• [Data extract]:
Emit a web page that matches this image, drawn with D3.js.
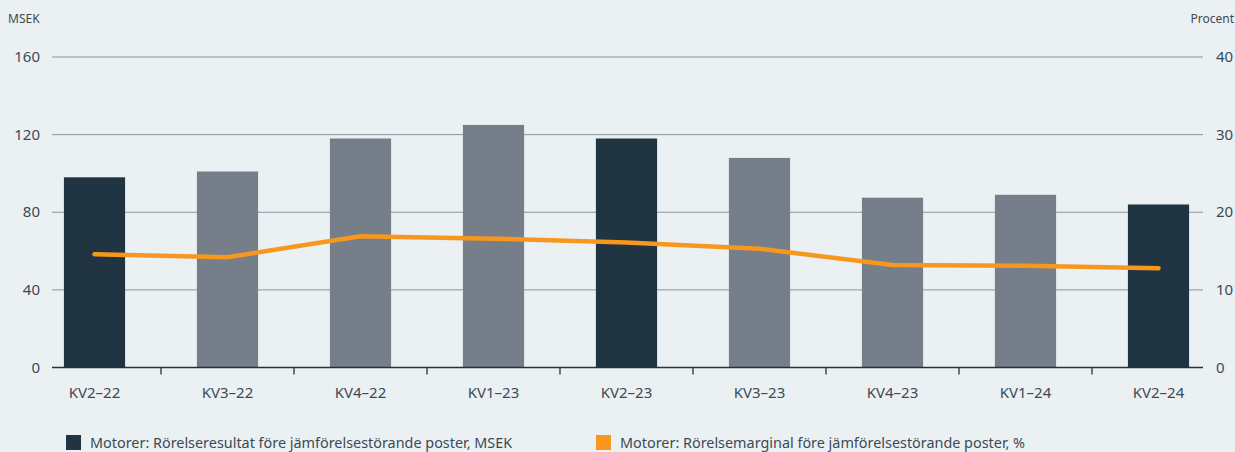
<!DOCTYPE html>
<html>
<head>
<meta charset="utf-8">
<script src="https://cdn.jsdelivr.net/npm/d3@7"></script>
<style>
  body { margin: 0; background: #ebf0f3; }
  svg { display: block; }
</style>
</head>
<body>
<div class="viz"></div>
<script>
var quarters = ["KV2–22", "KV3–22", "KV4–22", "KV1–23", "KV2–23", "KV3–23", "KV4–23", "KV1–24", "KV2–24"];
var resultat = [98, 101, 118, 125, 118, 108, 87.5, 89, 84];
var marginal = [14.6, 14.2, 16.9, 16.6, 16.1, 15.3, 13.2, 13.1, 12.8];
var leftTicks = [0, 40, 80, 120, 160];
var rightTicks = [0, 10, 20, 30, 40];
var legendLabels = ["Motorer: Rörelseresultat före jämförelsestörande poster, MSEK",
                    "Motorer: Rörelsemarginal före jämförelsestörande poster, %"];

var w = 1235;
var h = 452;
var axisLeft = 52, axisRight = 1203;
var textColor = "#3b4a55";
var darkBar = "#203541", grayBar = "#767f89", orange = "#f7971e";

var svg = d3.select(".viz")
    .append("svg")
    .attr("width", w)
    .attr("height", h)
    .style("font-family", "'Noto Sans', sans-serif");

var xScale = d3.scaleBand()
    .domain(quarters)
    .range([28, 1225])
    .paddingInner(0.54)
    .paddingOuter(0.27);

var yScale = d3.scaleLinear()
    .domain([0, 160])
    .range([367.5, 57]);

var y2Scale = d3.scaleLinear()
    .domain([0, 40])
    .range([367.5, 57]);

// gridlines
svg.selectAll("line.grid")
    .data(leftTicks.slice(1))
    .enter()
    .append("line")
    .attr("class", "grid")
    .attr("x1", axisLeft)
    .attr("x2", axisRight)
    .attr("y1", function(d) { return yScale(d); })
    .attr("y2", function(d) { return yScale(d); })
    .attr("stroke", "#8b949c")
    .attr("stroke-width", 1);

// bars
svg.selectAll("rect.bar")
    .data(resultat)
    .enter()
    .append("rect")
    .attr("class", "bar")
    .attr("x", function(d, i) { return xScale(quarters[i]); })
    .attr("y", function(d) { return yScale(d); })
    .attr("width", xScale.bandwidth())
    .attr("height", function(d) { return yScale(0) - yScale(d); })
    .attr("fill", function(d, i) {
        return quarters[i].indexOf("KV2") === 0 ? darkBar : grayBar;
    });

// x baseline + ticks between categories
svg.append("line")
    .attr("x1", axisLeft)
    .attr("x2", axisRight)
    .attr("y1", yScale(0))
    .attr("y2", yScale(0))
    .attr("stroke", "#1f3440")
    .attr("stroke-width", 1.5);

var gap = (xScale.step() - xScale.bandwidth()) / 2;
svg.selectAll("line.xtick")
    .data(quarters.slice(1))
    .enter()
    .append("line")
    .attr("class", "xtick")
    .attr("x1", function(d) { return xScale(d) - gap; })
    .attr("x2", function(d) { return xScale(d) - gap; })
    .attr("y1", yScale(0))
    .attr("y2", yScale(0) + 7)
    .attr("stroke", "#1f3440")
    .attr("stroke-width", 1.3);

svg.selectAll("text.xlabel")
    .data(quarters)
    .enter()
    .append("text")
    .attr("class", "xlabel")
    .attr("x", function(d) { return xScale(d) + xScale.bandwidth() / 2; })
    .attr("y", 398)
    .attr("text-anchor", "middle")
    .attr("font-size", "15px")
    .attr("fill", textColor)
    .text(function(d) { return d; });

// y labels
svg.selectAll("text.yleft")
    .data(leftTicks)
    .enter()
    .append("text")
    .attr("class", "yleft")
    .attr("x", 40)
    .attr("y", function(d) { return yScale(d) + 5; })
    .attr("text-anchor", "end")
    .attr("font-size", "15px")
    .attr("fill", textColor)
    .text(function(d) { return d; });

svg.selectAll("text.yright")
    .data(rightTicks)
    .enter()
    .append("text")
    .attr("class", "yright")
    .attr("x", 1216)
    .attr("y", function(d) { return y2Scale(d) + 5; })
    .attr("text-anchor", "start")
    .attr("font-size", "15px")
    .attr("fill", textColor)
    .text(function(d) { return d; });

svg.append("text")
    .attr("x", 8)
    .attr("y", 23)
    .attr("font-size", "12px")
    .attr("fill", textColor)
    .text("MSEK");

svg.append("text")
    .attr("x", 1234)
    .attr("y", 23)
    .attr("text-anchor", "end")
    .attr("font-size", "12px")
    .attr("fill", textColor)
    .text("Procent");

// margin line
var line = d3.line()
    .x(function(d, i) { return xScale(quarters[i]) + xScale.bandwidth() / 2; })
    .y(function(d) { return y2Scale(d); });

svg.append("path")
    .datum(marginal)
    .attr("d", line)
    .attr("fill", "none")
    .attr("stroke", orange)
    .attr("stroke-width", 4.5)
    .attr("stroke-linecap", "round")
    .attr("stroke-linejoin", "round");

// legend
var legendX = [66, 596];
var legendColors = [darkBar, orange];
var legend = svg.selectAll("g.legend")
    .data(legendLabels)
    .enter()
    .append("g")
    .attr("class", "legend")
    .attr("transform", function(d, i) { return "translate(" + legendX[i] + ",435)"; });

legend.append("rect")
    .attr("width", 15)
    .attr("height", 15)
    .attr("fill", function(d, i) { return legendColors[i]; });

legend.append("text")
    .attr("x", 24)
    .attr("y", 13)
    .attr("font-size", "14.4px")
    .attr("fill", textColor)
    .text(function(d) { return d; });
</script>
</body>
</html>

• [What you will do]:
Using the data above, write out every line exactly, leaving the images behind.

• [Right answer]:
Emit a web page that matches this image, drawn with D3.js.
<!DOCTYPE html>
<html>
<head>
<meta charset="utf-8">
<script src="https://cdn.jsdelivr.net/npm/d3@7"></script>
<style>
  body { margin: 0; background: #ebf0f3; }
  svg { display: block; }
</style>
</head>
<body>
<div class="viz"></div>
<script>
var quarters = ["KV2–22", "KV3–22", "KV4–22", "KV1–23", "KV2–23", "KV3–23", "KV4–23", "KV1–24", "KV2–24"];
var resultat = [98, 101, 118, 125, 118, 108, 87.5, 89, 84];
var marginal = [14.6, 14.2, 16.9, 16.6, 16.1, 15.3, 13.2, 13.1, 12.8];
var leftTicks = [0, 40, 80, 120, 160];
var rightTicks = [0, 10, 20, 30, 40];
var legendLabels = ["Motorer: Rörelseresultat före jämförelsestörande poster, MSEK",
                    "Motorer: Rörelsemarginal före jämförelsestörande poster, %"];

var w = 1235;
var h = 452;
var axisLeft = 52, axisRight = 1203;
var textColor = "#3b4a55";
var darkBar = "#203541", grayBar = "#767f89", orange = "#f7971e";

var svg = d3.select(".viz")
    .append("svg")
    .attr("width", w)
    .attr("height", h)
    .style("font-family", "'Noto Sans', sans-serif");

var xScale = d3.scaleBand()
    .domain(quarters)
    .range([28, 1225])
    .paddingInner(0.54)
    .paddingOuter(0.27);

var yScale = d3.scaleLinear()
    .domain([0, 160])
    .range([367.5, 57]);

var y2Scale = d3.scaleLinear()
    .domain([0, 40])
    .range([367.5, 57]);

// gridlines
svg.selectAll("line.grid")
    .data(leftTicks.slice(1))
    .enter()
    .append("line")
    .attr("class", "grid")
    .attr("x1", axisLeft)
    .attr("x2", axisRight)
    .attr("y1", function(d) { return yScale(d); })
    .attr("y2", function(d) { return yScale(d); })
    .attr("stroke", "#8b949c")
    .attr("stroke-width", 1);

// bars
svg.selectAll("rect.bar")
    .data(resultat)
    .enter()
    .append("rect")
    .attr("class", "bar")
    .attr("x", function(d, i) { return xScale(quarters[i]); })
    .attr("y", function(d) { return yScale(d); })
    .attr("width", xScale.bandwidth())
    .attr("height", function(d) { return yScale(0) - yScale(d); })
    .attr("fill", function(d, i) {
        return quarters[i].indexOf("KV2") === 0 ? darkBar : grayBar;
    });

// x baseline + ticks between categories
svg.append("line")
    .attr("x1", axisLeft)
    .attr("x2", axisRight)
    .attr("y1", yScale(0))
    .attr("y2", yScale(0))
    .attr("stroke", "#1f3440")
    .attr("stroke-width", 1.5);

var gap = (xScale.step() - xScale.bandwidth()) / 2;
svg.selectAll("line.xtick")
    .data(quarters.slice(1))
    .enter()
    .append("line")
    .attr("class", "xtick")
    .attr("x1", function(d) { return xScale(d) - gap; })
    .attr("x2", function(d) { return xScale(d) - gap; })
    .attr("y1", yScale(0))
    .attr("y2", yScale(0) + 7)
    .attr("stroke", "#1f3440")
    .attr("stroke-width", 1.3);

svg.selectAll("text.xlabel")
    .data(quarters)
    .enter()
    .append("text")
    .attr("class", "xlabel")
    .attr("x", function(d) { return xScale(d) + xScale.bandwidth() / 2; })
    .attr("y", 398)
    .attr("text-anchor", "middle")
    .attr("font-size", "15px")
    .attr("fill", textColor)
    .text(function(d) { return d; });

// y labels
svg.selectAll("text.yleft")
    .data(leftTicks)
    .enter()
    .append("text")
    .attr("class", "yleft")
    .attr("x", 40)
    .attr("y", function(d) { return yScale(d) + 5; })
    .attr("text-anchor", "end")
    .attr("font-size", "15px")
    .attr("fill", textColor)
    .text(function(d) { return d; });

svg.selectAll("text.yright")
    .data(rightTicks)
    .enter()
    .append("text")
    .attr("class", "yright")
    .attr("x", 1216)
    .attr("y", function(d) { return y2Scale(d) + 5; })
    .attr("text-anchor", "start")
    .attr("font-size", "15px")
    .attr("fill", textColor)
    .text(function(d) { return d; });

svg.append("text")
    .attr("x", 8)
    .attr("y", 23)
    .attr("font-size", "12px")
    .attr("fill", textColor)
    .text("MSEK");

svg.append("text")
    .attr("x", 1234)
    .attr("y", 23)
    .attr("text-anchor", "end")
    .attr("font-size", "12px")
    .attr("fill", textColor)
    .text("Procent");

// margin line
var line = d3.line()
    .x(function(d, i) { return xScale(quarters[i]) + xScale.bandwidth() / 2; })
    .y(function(d) { return y2Scale(d); });

svg.append("path")
    .datum(marginal)
    .attr("d", line)
    .attr("fill", "none")
    .attr("stroke", orange)
    .attr("stroke-width", 4.5)
    .attr("stroke-linecap", "round")
    .attr("stroke-linejoin", "round");

// legend
var legendX = [66, 596];
var legendColors = [darkBar, orange];
var legend = svg.selectAll("g.legend")
    .data(legendLabels)
    .enter()
    .append("g")
    .attr("class", "legend")
    .attr("transform", function(d, i) { return "translate(" + legendX[i] + ",435)"; });

legend.append("rect")
    .attr("width", 15)
    .attr("height", 15)
    .attr("fill", function(d, i) { return legendColors[i]; });

legend.append("text")
    .attr("x", 24)
    .attr("y", 13)
    .attr("font-size", "14.4px")
    .attr("fill", textColor)
    .text(function(d) { return d; });
</script>
</body>
</html>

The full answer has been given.